11 hours ago
Scalia defends past comments some see as anti-gay
Posted by
CNN's Kevin Liptak
(CNN) – <snip>
Speaking at Princeton Monday, Associate Justice Antonin Scalia said his previous comments {analogizing homosexuality with bestiality and murder}, made in multiple Supreme Court dissents, were effective in making the argument that legislatures should be able to ban behavior deemed immoral.
When a questioner who identified as gay asked whether making such comparisons was necessary, Scalia said "I don't think it's necessary but I think it's effective."
"If we cannot have moral feelings against homosexuality, can we have it against murder, can we have it against these other things?" Scalia asked, according to an audio recording provided to CNN by someone who attended the event, which was meant to promote Scalia's new book, "Reading Law: The Interpretation of Legal Texts." The website of Princeton's department of communications said more than 700 people attended the session.
Scalia said his dissents were meant to be "a reduction to the absurd," not a comparison between homosexual acts and murder.
He did not specifically reference the court's decision to hear arguments involving the federal Defense of Marriage Act, which denies federal benefits to same-sex couples legally married in their own state. The court is also slated to hear a challenge to California's Proposition 8, a voter-approved referendum that took away the right of same sex-marriage that previously had been approved by the state's courts.
In the initial question, Scalia was asked about his dissent of a 2003 Supreme Court ruling tossing out state laws against homosexual sodomy – a decision Scalia said "called into question" state bans against "bigamy, same-sex marriage, adult incest, prostitution, masturbation, adultery, fornication, bestiality, and obscenity." The case was Lawrence v. Texas.
<snip>
"His position is moral disapproval of homosexuality, of bestiality, of murder is legitimate grounds for government action. The question is whether four other justices agree with him," Toobin said.
<snip>
Scalia excused himself in a high-profile 2004 case over whether public school children should be forced to hear the Pledge of Allegiance being recited in the classroom. He had made comments on the topic at a Virginia rally months before the arguments.

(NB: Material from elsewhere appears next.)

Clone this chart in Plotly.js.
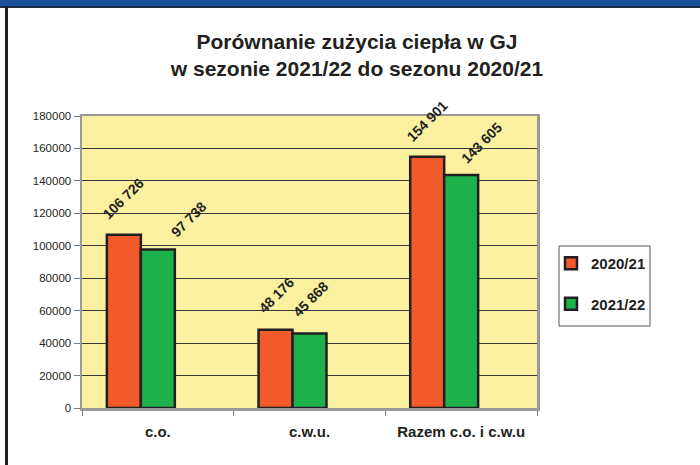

CNN's Bill Mears contributed to this report.
http://politicalticker.blogs.cnn.com/2012/12/11/scalia-defends-past-comments-some-see-as-anti-gay/?hpt=hp_t3During confirmation hearings, Justices decline to answer questions on issues likely to come before the court, but this turd in jurisprudence's punch bowl runs his mouth wherever and whenever he feels like it on issues he knows very well are on their way to the court.
Lower court judges don't like to have the Supremes reverse their decisions and legislators don't like to have the Supremes declare laws they pass unconstitutional, etc., so his mouthings are as dangerous as they are foul and political, rather than jurisprudential. So, he should be excused from every case involving an issue that he's mouthed off about.
This is one revolting and dishonest specimen.
On the merits, forbidding of things like bestiality to all humans raises no issue of giving one class of humans more rights than others. Also, sex is different from marriage. (Ask any one who is married.) Being married, as opposed to having sex, has never been considered immoral. Also, marriage is a fundamental right. Bestiality and prostitution are not fundamental rights.
Passing that, no one has a right to have all their moral "feelings" enacted into law. I may have a moral feeling that no one should have sex outside marriage. Do I have a right to insist that people serve a life sentence for sex outside marriage? (A life sentence is the only one that would make sense, in light of the very high risk of recidivism.)
The SCOTUS now faces the ludicrous position of saying that any two consenting adults have a Constitutional right to have sex with each other, but no constitutional right to marry. Well, I have a lot of moral "feelings" about the highest court in our land reaching those conclusions in the name of moral feelings.
But, I don't kid myself. Scalia knows all that better than I do. He is much smarter than I. Too bad he uses his intelligence to be disingenous and dishonest.